25.4.08

Weekend: Family Time

I always love my weekend, which apparently I appreciate more lately. There is another thing I love besides my sleep: That I get to meet my friends. Spending hours in the living room playing video games, watching football, which I don't like, or cleaning the house. I know they don't sound like fun, but I do think It is fun because it feels like home. Sometimes we spend a little hour to go together to supermarket, doing some groceries for dinner. I have been enjoying a lot the days, especially when it comes to talking in the dining table, which always ends up with the most enjoyable laughs. When it comes to weekend, it always comes to my second family, the people that have been replacing the function of my nuclear family.

:)

19.4.08

The Search

I had a little talk with my flatmate two days ago. It was about the belief. I usually tend to avoid this kind of conversation, as usually it is down to religion. And religion is personal to me. Personal, in the same way as talking about my family matter. But that night, I did it anyway.

It appeared that she is jealous because I believe in something. And I've never heard such thing before. That was why I stayed.

----------------------------------------------------------------------------

I admit that I do not really practice my belief. Although I also admit that I do still believe and always will. Practicing or not, one thing that I will always keep in mind, that I do what I do because I believe that is the right way, I do everything in my own way, and I keep that only between me and Him.

But it is really hard to actually stay on one belief. I keep reading books. I talk to people, but I am still not sure. Why I envy you is because you can have something to hold on. You believe in something.

I do not believe to have something to hold on to. To be honest I keep my belief only for leading my life to a good way, my own good way. I use my belief to keep the good from the bad, the bad from the good. Although the actual difference between those is subtle. Some people think that the belief is a part from our identity. I'd say it is more the way of life that results in our identity. In short, I would not let people know me because I am a muslim then I am a good person. I'd prefer people know me because I am a good person because I am a muslim. If we think like this, no one would do stereotyping in this world anymore.

I admit that I also believe in something bigger than us, but there are just too much doubts already along that belief that make me rather not go for it.

Doubts. The only question would be.. about what?

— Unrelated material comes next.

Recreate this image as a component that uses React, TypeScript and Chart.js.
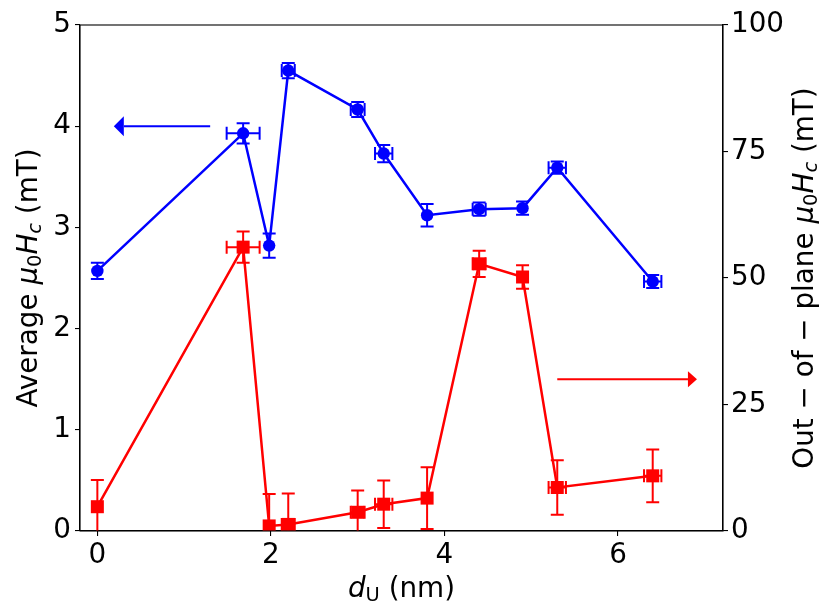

About which one. About why I should choose.

Who says that you have to stick in one of those. You don't always get to choose if you see believing in the same way as I do. By the end of the day, being good and happy are the ultimate goal. Those two might be cliche, but I guess with those two you can almost always survive from anything, but death of course. If I were you, I would treat my beliefs as I have been treating my cultural experience for the past four years. I tend not to avoid anything, instead I filter them. I have been collecting the cultural essences to make my own culture. This way I kinda enrich myself with the things I believe are good. I guess the basic concept of having differences applies here. That's also why companies have been campaigning about diversity program or internationalization. They all adapt one concept. Differences do not always lead to a conflict. Synergy should be the way we approach the differences. It is the same with the beliefs. Let's go with the trends I'd say.

It sounds like positive. Have you ever had some doubts about it thou?

I of course did. Especially after about the whole of my life learning about the same thing. I thought it would have been like learning math. If you do not understand you'd ask for sure, until you get the right formula to solve the equation. Doubt in believing for me does not work like that. You do not get to always ask. The more questions you have, sometimes it will bring you futher. One day a person told me to stop asking. It was so absurd I thought. But now I understand that the beliefs are not supposed to be thought in the same way as we thought about science, that everything can be explained. Those are the unreachable, the beliefs, should be somehow preserved by not asking. As time goes by, you are getting wiser, with your preserved belief you'd understand.

I am also telling myself, again, now, that that time will come.

----------------------------------------------------------------------------

Based on a nice talk with Aimee van Dinten. Details of the story do not refer to the actual conversation.